--- The exercise ---
Leave out the pictures, and retype only the lines from the beginning of the material through the line that contains "1.07e-3, 1.14e-3, 1.17e-3];", including both.

--- Provided data ---
[Start]

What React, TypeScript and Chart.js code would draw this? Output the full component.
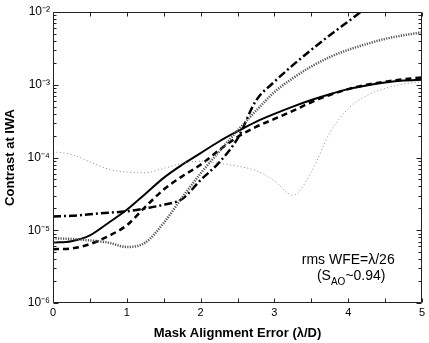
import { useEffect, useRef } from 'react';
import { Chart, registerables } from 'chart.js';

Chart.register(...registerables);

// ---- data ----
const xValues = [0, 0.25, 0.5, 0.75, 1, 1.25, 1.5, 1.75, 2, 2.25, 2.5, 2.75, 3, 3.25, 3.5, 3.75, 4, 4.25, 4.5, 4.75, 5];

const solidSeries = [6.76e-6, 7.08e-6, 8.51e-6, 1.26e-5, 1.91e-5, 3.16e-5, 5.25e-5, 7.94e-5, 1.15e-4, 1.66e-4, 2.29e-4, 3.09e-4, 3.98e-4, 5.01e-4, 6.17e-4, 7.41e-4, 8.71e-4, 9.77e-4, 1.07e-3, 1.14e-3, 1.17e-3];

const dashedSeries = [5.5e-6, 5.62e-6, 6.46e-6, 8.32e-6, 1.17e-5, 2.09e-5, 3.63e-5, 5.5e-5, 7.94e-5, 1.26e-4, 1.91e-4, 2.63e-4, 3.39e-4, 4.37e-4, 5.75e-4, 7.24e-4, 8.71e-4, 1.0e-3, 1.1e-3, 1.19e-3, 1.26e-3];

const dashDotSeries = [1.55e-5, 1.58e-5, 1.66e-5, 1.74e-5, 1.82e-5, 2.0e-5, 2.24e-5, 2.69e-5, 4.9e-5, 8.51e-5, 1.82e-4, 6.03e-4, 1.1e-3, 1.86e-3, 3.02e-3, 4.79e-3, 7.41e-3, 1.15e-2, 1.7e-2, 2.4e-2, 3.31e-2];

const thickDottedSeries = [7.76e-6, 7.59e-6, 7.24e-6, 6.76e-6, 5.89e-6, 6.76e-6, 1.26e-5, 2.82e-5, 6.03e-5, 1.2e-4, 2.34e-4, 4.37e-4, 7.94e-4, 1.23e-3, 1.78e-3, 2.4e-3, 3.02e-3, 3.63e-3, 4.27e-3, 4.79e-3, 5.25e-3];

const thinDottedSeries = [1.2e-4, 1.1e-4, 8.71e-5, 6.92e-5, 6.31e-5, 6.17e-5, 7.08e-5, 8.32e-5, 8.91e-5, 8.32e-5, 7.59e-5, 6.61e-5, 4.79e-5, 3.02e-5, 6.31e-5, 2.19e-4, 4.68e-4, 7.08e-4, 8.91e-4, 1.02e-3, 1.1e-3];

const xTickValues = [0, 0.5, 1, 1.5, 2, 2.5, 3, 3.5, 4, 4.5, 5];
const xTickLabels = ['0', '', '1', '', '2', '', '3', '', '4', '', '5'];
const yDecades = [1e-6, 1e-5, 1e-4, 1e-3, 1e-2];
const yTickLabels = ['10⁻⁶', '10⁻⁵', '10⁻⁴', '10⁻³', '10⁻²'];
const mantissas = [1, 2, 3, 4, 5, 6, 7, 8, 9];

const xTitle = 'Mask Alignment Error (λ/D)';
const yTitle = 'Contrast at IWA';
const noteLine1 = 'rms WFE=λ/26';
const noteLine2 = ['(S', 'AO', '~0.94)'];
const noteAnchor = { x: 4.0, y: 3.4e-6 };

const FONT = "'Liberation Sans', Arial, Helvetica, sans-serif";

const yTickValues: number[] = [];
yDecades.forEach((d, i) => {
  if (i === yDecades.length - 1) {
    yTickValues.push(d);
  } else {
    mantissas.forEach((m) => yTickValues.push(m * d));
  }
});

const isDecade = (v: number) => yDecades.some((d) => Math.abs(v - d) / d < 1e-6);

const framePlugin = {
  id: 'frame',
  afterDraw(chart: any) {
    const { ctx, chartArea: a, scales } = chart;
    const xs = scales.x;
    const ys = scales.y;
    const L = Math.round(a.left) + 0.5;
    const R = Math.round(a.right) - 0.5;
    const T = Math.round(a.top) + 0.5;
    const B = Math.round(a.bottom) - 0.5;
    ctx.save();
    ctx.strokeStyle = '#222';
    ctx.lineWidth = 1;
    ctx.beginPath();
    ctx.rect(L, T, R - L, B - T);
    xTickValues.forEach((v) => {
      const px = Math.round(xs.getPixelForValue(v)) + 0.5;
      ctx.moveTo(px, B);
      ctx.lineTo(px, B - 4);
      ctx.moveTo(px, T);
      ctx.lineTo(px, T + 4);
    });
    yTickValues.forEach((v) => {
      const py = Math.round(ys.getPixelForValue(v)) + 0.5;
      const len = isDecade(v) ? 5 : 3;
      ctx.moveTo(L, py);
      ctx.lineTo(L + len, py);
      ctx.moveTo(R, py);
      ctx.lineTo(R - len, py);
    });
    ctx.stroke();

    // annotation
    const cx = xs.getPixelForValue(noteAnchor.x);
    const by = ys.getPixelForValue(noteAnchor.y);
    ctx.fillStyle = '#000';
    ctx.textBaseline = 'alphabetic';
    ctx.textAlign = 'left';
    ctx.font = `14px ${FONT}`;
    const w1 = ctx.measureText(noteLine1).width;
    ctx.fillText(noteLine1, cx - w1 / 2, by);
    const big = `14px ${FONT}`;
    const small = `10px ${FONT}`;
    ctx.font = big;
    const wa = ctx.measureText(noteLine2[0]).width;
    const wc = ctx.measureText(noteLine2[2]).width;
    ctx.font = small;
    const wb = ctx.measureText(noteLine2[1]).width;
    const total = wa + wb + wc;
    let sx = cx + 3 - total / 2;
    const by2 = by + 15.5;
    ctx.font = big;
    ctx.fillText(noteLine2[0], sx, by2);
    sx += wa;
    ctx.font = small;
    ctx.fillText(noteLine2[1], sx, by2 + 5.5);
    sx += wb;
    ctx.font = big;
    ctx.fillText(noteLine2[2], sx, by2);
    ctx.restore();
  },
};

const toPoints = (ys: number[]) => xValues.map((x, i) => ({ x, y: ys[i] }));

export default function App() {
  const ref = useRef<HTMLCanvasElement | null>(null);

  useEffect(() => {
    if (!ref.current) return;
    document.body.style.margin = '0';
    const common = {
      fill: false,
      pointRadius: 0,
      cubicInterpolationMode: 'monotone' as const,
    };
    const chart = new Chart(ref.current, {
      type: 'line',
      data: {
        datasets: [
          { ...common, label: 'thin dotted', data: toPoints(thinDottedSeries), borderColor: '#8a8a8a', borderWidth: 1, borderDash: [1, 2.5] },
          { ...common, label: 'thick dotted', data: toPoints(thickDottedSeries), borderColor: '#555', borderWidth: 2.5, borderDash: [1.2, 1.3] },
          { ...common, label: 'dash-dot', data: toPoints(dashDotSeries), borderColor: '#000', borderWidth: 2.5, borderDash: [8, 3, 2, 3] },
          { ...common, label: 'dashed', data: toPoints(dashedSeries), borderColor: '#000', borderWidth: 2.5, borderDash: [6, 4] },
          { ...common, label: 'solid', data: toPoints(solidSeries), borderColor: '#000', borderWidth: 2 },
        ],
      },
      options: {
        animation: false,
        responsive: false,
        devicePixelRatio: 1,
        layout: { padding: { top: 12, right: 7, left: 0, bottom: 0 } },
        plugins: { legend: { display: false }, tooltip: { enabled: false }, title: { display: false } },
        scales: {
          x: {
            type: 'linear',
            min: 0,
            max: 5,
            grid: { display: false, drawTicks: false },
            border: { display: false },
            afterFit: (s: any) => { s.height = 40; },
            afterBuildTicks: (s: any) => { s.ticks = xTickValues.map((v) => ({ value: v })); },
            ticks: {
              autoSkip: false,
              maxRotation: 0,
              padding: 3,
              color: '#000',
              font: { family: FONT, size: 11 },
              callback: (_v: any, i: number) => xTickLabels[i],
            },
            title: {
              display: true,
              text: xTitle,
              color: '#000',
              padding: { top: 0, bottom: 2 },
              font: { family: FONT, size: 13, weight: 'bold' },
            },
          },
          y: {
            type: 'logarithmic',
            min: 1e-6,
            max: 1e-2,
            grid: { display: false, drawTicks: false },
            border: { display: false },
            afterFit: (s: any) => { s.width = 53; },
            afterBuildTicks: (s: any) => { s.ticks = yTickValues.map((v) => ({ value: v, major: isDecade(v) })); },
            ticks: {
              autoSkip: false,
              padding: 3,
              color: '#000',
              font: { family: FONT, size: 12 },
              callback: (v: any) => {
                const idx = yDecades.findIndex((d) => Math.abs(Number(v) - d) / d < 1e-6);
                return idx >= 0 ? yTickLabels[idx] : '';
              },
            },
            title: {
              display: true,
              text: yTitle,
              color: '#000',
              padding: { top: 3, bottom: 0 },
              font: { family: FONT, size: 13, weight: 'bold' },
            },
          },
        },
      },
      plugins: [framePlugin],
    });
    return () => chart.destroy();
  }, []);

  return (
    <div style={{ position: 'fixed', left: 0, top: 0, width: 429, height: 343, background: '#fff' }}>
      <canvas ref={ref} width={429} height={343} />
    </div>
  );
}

[End]

--- Reply ---
What React, TypeScript and Chart.js code would draw this? Output the full component.
import { useEffect, useRef } from 'react';
import { Chart, registerables } from 'chart.js';

Chart.register(...registerables);

// ---- data ----
const xValues = [0, 0.25, 0.5, 0.75, 1, 1.25, 1.5, 1.75, 2, 2.25, 2.5, 2.75, 3, 3.25, 3.5, 3.75, 4, 4.25, 4.5, 4.75, 5];

const solidSeries = [6.76e-6, 7.08e-6, 8.51e-6, 1.26e-5, 1.91e-5, 3.16e-5, 5.25e-5, 7.94e-5, 1.15e-4, 1.66e-4, 2.29e-4, 3.09e-4, 3.98e-4, 5.01e-4, 6.17e-4, 7.41e-4, 8.71e-4, 9.77e-4, 1.07e-3, 1.14e-3, 1.17e-3];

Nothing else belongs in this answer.